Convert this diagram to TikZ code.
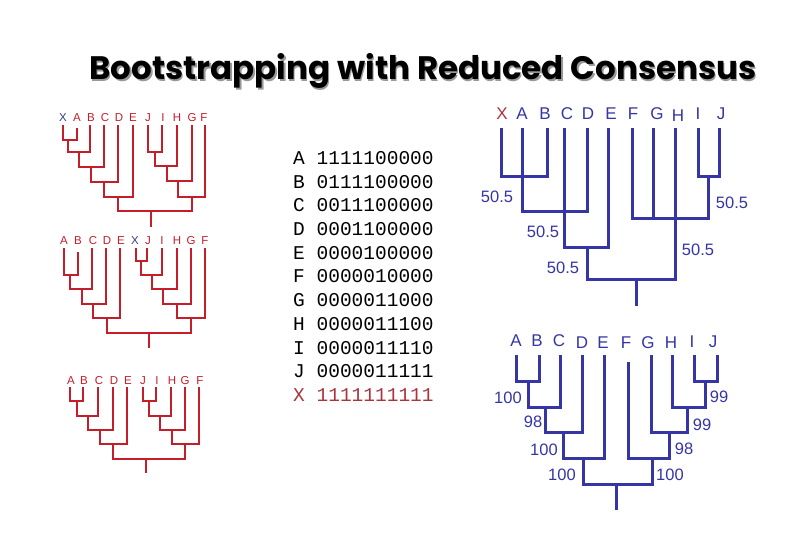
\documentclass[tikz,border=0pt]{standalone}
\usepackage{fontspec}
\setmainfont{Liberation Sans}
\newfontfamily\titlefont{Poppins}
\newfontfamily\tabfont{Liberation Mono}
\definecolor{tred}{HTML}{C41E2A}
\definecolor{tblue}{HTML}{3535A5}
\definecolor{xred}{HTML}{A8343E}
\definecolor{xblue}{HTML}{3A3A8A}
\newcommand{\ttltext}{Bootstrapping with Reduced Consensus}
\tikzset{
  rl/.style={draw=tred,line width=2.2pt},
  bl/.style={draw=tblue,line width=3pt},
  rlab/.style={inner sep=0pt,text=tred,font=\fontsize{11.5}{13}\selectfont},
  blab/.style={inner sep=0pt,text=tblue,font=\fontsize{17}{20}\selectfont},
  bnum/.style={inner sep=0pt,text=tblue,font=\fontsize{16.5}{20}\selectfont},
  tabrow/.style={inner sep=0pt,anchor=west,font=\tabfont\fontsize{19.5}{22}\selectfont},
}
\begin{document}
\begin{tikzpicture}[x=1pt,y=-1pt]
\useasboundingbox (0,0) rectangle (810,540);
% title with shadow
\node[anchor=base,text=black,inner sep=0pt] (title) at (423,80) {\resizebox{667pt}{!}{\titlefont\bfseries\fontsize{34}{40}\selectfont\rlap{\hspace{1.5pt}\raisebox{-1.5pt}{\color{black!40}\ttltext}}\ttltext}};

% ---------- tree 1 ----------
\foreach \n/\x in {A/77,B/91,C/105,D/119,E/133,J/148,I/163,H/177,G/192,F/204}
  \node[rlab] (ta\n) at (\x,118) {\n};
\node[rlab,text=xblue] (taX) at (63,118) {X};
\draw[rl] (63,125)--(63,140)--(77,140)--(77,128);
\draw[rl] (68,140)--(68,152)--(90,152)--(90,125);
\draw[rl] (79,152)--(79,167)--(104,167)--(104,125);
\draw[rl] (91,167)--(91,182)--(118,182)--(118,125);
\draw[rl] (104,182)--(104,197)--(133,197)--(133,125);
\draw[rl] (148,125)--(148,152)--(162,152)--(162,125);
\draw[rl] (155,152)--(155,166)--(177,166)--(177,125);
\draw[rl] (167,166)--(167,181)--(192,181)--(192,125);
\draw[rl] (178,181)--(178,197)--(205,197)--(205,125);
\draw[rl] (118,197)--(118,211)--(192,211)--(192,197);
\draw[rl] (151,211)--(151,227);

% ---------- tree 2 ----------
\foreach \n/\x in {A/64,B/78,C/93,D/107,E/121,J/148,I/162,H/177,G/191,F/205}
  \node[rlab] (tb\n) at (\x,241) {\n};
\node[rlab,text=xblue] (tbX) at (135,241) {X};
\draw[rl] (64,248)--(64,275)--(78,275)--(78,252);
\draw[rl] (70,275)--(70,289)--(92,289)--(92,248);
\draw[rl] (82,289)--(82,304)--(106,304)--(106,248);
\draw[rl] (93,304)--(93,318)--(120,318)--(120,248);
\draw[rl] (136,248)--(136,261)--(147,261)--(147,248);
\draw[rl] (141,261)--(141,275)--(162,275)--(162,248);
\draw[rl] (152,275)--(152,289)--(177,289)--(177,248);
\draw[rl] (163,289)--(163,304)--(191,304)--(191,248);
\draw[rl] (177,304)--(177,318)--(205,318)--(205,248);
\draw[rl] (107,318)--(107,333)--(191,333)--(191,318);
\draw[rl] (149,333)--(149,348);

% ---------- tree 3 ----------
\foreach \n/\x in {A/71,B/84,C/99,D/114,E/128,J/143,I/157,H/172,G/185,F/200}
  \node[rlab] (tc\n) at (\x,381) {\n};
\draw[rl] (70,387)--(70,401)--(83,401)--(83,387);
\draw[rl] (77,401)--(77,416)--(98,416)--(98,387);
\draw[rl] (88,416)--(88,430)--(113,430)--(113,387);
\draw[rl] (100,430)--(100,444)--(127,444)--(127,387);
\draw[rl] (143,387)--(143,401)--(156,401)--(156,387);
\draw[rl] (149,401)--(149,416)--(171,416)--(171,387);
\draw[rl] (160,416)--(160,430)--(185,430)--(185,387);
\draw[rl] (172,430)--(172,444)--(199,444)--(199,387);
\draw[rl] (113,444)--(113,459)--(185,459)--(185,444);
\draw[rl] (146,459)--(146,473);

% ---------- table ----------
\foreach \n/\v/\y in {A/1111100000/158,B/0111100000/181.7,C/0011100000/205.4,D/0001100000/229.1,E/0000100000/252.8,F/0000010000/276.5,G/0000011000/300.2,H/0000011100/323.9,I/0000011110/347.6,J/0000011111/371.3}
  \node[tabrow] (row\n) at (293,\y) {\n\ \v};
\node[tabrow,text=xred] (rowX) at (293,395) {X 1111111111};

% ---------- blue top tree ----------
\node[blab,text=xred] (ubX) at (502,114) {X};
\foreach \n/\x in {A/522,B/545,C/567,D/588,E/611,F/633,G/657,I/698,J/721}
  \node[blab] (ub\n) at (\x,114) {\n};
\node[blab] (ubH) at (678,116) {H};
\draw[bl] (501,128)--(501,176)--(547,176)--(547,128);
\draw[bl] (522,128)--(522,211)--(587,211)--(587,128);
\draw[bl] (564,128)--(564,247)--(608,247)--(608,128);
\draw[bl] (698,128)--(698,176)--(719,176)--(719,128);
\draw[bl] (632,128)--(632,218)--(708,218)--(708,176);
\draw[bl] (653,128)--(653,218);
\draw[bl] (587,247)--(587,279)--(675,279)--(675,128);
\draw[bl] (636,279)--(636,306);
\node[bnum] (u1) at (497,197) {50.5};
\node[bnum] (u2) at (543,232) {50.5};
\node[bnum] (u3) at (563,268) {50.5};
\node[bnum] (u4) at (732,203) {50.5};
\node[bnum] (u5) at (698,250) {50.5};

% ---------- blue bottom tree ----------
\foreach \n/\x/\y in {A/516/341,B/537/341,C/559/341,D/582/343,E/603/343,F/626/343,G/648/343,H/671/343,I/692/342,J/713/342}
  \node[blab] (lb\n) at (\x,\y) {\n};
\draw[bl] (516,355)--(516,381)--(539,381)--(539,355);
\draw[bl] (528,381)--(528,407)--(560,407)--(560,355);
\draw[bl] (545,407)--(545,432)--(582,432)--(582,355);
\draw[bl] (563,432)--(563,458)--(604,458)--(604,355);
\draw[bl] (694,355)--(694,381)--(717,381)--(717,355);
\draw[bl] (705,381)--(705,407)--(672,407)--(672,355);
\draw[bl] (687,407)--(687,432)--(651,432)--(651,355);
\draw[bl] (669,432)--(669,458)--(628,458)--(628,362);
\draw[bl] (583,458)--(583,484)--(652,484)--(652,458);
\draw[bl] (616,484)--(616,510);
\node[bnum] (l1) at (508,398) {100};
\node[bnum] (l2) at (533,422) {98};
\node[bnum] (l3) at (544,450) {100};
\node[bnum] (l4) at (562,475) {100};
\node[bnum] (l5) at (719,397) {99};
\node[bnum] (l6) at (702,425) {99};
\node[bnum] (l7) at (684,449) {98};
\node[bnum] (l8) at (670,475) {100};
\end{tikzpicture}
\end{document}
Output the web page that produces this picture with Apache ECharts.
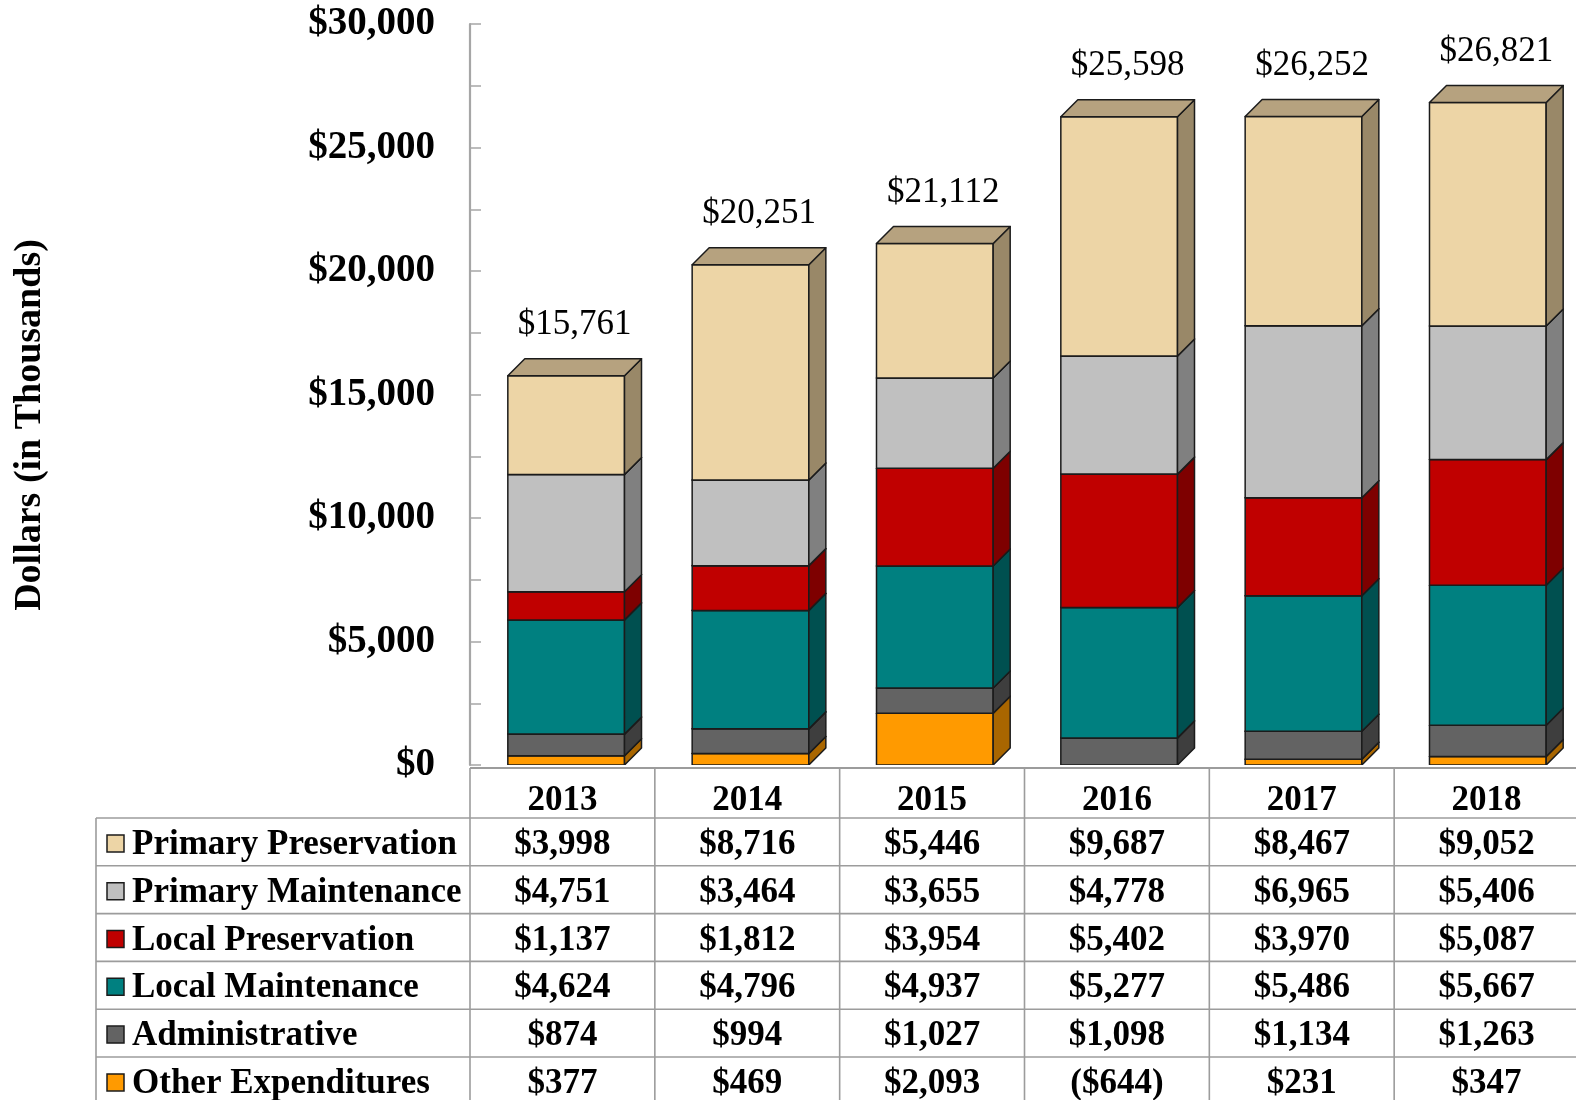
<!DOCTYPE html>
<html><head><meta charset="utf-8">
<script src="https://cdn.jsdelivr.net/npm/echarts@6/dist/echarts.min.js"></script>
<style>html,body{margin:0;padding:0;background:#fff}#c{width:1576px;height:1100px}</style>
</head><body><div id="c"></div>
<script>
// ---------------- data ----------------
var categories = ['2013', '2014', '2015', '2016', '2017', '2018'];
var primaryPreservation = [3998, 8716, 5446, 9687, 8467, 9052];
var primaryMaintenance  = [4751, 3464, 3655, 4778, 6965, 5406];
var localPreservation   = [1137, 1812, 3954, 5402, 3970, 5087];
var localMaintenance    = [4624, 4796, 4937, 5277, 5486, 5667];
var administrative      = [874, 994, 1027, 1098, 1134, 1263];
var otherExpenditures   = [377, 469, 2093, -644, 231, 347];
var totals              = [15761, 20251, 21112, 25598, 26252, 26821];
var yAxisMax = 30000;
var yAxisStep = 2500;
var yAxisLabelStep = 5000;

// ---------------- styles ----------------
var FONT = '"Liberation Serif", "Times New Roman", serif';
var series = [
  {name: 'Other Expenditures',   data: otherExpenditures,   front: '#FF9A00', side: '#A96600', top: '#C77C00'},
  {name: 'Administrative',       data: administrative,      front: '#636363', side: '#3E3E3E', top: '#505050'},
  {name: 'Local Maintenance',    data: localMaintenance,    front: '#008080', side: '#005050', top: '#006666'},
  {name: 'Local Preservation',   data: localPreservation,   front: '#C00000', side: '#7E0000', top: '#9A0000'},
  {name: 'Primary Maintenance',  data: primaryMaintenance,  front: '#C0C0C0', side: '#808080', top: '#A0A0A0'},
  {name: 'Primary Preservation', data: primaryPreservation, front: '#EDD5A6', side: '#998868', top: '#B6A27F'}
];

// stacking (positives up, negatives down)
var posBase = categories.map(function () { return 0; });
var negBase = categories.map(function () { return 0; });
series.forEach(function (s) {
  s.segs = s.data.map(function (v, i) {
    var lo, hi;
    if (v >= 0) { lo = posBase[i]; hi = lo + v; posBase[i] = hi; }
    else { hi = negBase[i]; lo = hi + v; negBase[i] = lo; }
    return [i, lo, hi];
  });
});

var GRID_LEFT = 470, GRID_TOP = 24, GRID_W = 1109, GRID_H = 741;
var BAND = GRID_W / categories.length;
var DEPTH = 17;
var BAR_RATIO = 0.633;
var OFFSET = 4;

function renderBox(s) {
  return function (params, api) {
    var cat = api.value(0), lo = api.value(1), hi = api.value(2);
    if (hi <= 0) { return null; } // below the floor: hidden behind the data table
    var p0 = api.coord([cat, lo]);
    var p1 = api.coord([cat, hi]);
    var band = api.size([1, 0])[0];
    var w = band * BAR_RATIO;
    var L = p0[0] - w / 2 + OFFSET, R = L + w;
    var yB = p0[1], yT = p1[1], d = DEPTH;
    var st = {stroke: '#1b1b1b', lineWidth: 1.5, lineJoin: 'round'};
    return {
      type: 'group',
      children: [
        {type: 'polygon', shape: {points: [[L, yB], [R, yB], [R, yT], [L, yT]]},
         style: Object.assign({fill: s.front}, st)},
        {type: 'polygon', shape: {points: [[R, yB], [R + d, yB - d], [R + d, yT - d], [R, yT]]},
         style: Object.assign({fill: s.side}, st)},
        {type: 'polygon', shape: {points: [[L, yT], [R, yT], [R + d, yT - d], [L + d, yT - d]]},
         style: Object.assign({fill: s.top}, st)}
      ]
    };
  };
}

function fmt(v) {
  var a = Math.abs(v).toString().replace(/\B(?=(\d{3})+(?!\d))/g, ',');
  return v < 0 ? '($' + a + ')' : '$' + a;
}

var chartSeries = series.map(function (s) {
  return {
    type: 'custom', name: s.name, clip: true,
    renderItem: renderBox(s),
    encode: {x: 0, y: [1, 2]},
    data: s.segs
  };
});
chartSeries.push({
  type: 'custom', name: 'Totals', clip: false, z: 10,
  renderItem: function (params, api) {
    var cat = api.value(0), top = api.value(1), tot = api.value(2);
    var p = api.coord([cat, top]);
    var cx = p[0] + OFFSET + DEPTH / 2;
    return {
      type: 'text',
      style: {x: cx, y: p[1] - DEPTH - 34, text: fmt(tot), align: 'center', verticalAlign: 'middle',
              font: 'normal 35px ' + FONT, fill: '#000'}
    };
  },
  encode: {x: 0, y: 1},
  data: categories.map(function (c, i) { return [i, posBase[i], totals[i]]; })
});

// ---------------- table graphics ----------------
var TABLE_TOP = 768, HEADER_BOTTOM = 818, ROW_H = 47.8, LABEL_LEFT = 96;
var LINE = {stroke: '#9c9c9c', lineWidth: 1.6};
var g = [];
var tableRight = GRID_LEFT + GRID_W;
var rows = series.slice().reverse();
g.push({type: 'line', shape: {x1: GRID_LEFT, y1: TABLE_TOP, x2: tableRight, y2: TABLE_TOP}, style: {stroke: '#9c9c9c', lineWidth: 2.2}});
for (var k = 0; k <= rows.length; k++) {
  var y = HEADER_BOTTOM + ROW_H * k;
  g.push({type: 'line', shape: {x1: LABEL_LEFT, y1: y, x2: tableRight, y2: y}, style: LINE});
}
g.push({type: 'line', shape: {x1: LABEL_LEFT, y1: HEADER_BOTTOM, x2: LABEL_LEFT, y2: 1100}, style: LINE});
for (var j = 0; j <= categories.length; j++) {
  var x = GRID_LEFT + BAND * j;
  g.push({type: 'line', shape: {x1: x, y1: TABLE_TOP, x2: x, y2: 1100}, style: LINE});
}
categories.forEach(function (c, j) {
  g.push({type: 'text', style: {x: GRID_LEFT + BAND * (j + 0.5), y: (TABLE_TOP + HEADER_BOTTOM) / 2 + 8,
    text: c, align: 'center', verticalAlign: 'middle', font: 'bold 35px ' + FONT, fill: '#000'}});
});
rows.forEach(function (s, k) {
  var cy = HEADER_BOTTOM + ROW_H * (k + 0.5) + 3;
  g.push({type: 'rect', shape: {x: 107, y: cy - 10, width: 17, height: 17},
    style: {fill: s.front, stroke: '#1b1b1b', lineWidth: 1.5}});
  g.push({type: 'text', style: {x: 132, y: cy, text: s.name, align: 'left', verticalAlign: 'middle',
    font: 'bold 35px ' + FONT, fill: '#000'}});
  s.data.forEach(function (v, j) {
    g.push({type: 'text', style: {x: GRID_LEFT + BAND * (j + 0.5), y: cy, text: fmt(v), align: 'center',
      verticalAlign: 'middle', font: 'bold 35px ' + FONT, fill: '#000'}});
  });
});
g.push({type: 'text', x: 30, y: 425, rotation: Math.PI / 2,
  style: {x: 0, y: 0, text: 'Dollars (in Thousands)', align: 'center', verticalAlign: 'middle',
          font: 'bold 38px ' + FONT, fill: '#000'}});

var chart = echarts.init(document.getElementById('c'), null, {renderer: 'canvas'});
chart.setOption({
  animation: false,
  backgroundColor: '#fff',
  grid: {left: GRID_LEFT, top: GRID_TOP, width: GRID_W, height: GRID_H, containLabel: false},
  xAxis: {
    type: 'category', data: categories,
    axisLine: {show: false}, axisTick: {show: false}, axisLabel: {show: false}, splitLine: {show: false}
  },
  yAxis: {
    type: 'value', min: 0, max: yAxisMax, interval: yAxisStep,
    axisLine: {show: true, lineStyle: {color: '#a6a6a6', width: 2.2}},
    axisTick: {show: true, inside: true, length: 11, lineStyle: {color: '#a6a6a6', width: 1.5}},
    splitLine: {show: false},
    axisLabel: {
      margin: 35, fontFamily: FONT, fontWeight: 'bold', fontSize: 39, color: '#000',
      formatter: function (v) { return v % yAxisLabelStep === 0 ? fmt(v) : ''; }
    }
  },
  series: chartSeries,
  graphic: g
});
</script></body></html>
================
What the task requires: From the opening line of the entries above to the line containing "sep=0pt] (title) at", please transcribe each line exactly, skipping every picture.

Written answer:
Convert this diagram to TikZ code.
\documentclass[tikz,border=0pt]{standalone}
\usepackage{fontspec}
\setmainfont{Liberation Sans}
\newfontfamily\titlefont{Poppins}
\newfontfamily\tabfont{Liberation Mono}
\definecolor{tred}{HTML}{C41E2A}
\definecolor{tblue}{HTML}{3535A5}
\definecolor{xred}{HTML}{A8343E}
\definecolor{xblue}{HTML}{3A3A8A}
\newcommand{\ttltext}{Bootstrapping with Reduced Consensus}
\tikzset{
  rl/.style={draw=tred,line width=2.2pt},
  bl/.style={draw=tblue,line width=3pt},
  rlab/.style={inner sep=0pt,text=tred,font=\fontsize{11.5}{13}\selectfont},
  blab/.style={inner sep=0pt,text=tblue,font=\fontsize{17}{20}\selectfont},
  bnum/.style={inner sep=0pt,text=tblue,font=\fontsize{16.5}{20}\selectfont},
  tabrow/.style={inner sep=0pt,anchor=west,font=\tabfont\fontsize{19.5}{22}\selectfont},
}
\begin{document}
\begin{tikzpicture}[x=1pt,y=-1pt]
\useasboundingbox (0,0) rectangle (810,540);
% title with shadow
\node[anchor=base,text=black,inner sep=0pt] (title) at (423,80) {\resizebox{667pt}{!}{\titlefont\bfseries\fontsize{34}{40}\selectfont\rlap{\hspace{1.5pt}\raisebox{-1.5pt}{\color{black!40}\ttltext}}\ttltext}};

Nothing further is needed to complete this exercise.